*Stored data*.

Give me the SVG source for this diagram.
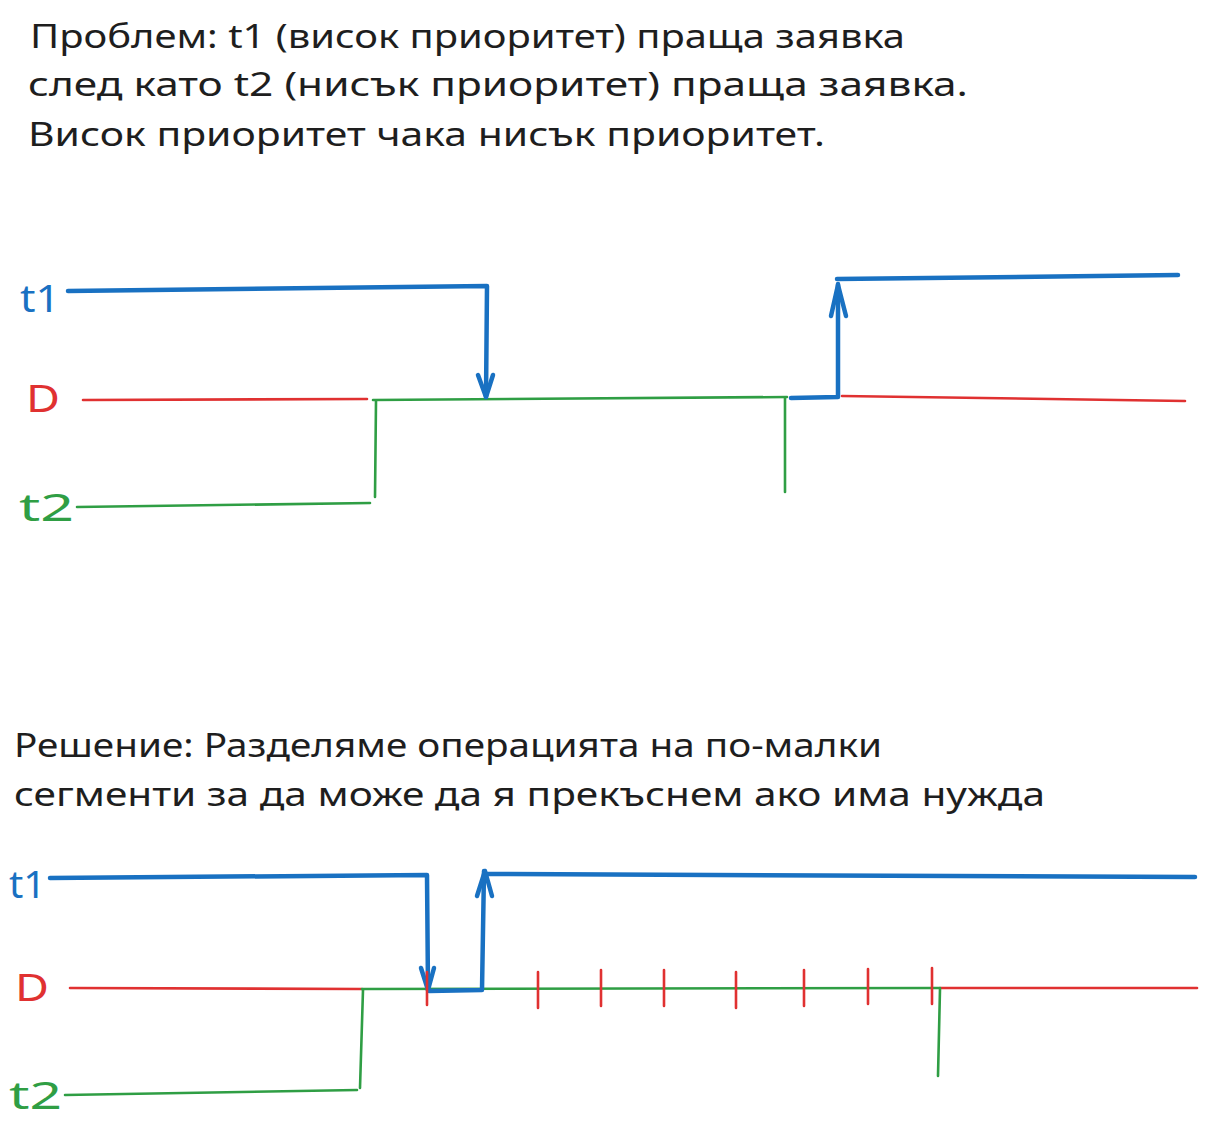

---

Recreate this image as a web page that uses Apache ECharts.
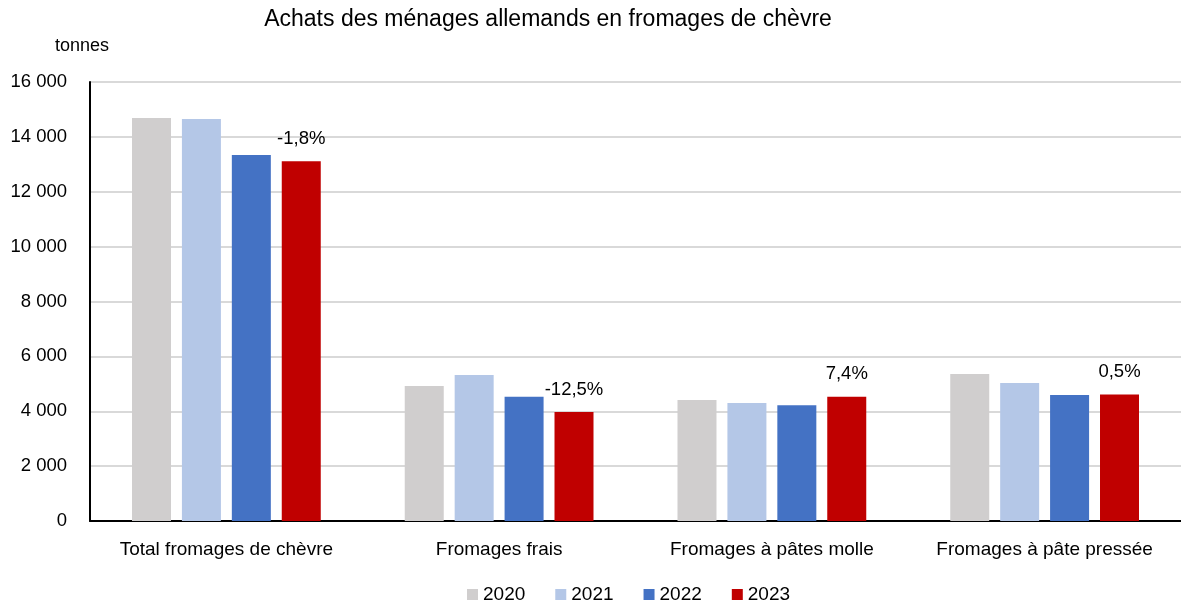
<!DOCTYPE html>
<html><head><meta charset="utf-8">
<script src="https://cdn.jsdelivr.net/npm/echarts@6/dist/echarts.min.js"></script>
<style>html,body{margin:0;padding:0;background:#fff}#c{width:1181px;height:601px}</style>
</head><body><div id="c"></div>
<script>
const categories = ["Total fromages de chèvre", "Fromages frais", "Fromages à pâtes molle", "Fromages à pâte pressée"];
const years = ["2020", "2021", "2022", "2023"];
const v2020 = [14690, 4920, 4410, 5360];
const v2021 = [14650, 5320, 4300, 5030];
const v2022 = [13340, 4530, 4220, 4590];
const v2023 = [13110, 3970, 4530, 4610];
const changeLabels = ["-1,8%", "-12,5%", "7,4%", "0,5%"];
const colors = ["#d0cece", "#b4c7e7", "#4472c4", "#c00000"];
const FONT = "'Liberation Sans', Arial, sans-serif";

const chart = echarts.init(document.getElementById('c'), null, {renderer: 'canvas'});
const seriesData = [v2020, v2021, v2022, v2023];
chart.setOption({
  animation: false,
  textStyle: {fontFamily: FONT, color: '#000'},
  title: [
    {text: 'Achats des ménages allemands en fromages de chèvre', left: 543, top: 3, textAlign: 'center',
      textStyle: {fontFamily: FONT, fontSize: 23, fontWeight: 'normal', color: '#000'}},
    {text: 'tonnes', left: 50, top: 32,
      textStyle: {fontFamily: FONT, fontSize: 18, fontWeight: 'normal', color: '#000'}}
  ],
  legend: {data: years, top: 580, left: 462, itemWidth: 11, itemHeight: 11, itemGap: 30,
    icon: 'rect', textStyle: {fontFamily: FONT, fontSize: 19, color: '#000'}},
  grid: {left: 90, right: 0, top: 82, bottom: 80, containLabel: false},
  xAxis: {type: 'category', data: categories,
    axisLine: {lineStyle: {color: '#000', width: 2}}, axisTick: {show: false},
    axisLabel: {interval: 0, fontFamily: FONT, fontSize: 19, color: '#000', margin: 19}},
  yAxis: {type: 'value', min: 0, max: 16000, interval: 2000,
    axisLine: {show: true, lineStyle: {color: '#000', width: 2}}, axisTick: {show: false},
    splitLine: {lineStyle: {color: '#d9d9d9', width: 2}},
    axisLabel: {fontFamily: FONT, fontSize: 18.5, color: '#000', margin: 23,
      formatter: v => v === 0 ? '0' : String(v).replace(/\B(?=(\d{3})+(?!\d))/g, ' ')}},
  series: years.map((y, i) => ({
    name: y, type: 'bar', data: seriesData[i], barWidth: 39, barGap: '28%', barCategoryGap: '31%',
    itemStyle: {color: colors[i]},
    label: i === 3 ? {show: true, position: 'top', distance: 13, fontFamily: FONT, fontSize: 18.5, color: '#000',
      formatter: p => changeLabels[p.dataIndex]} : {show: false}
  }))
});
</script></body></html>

*What is expected*.
Identify the lines that hold the word "this". Copy every one of them.

*In response*.
Give me the SVG source for this diagram.
Recreate this image as a web page that uses Apache ECharts.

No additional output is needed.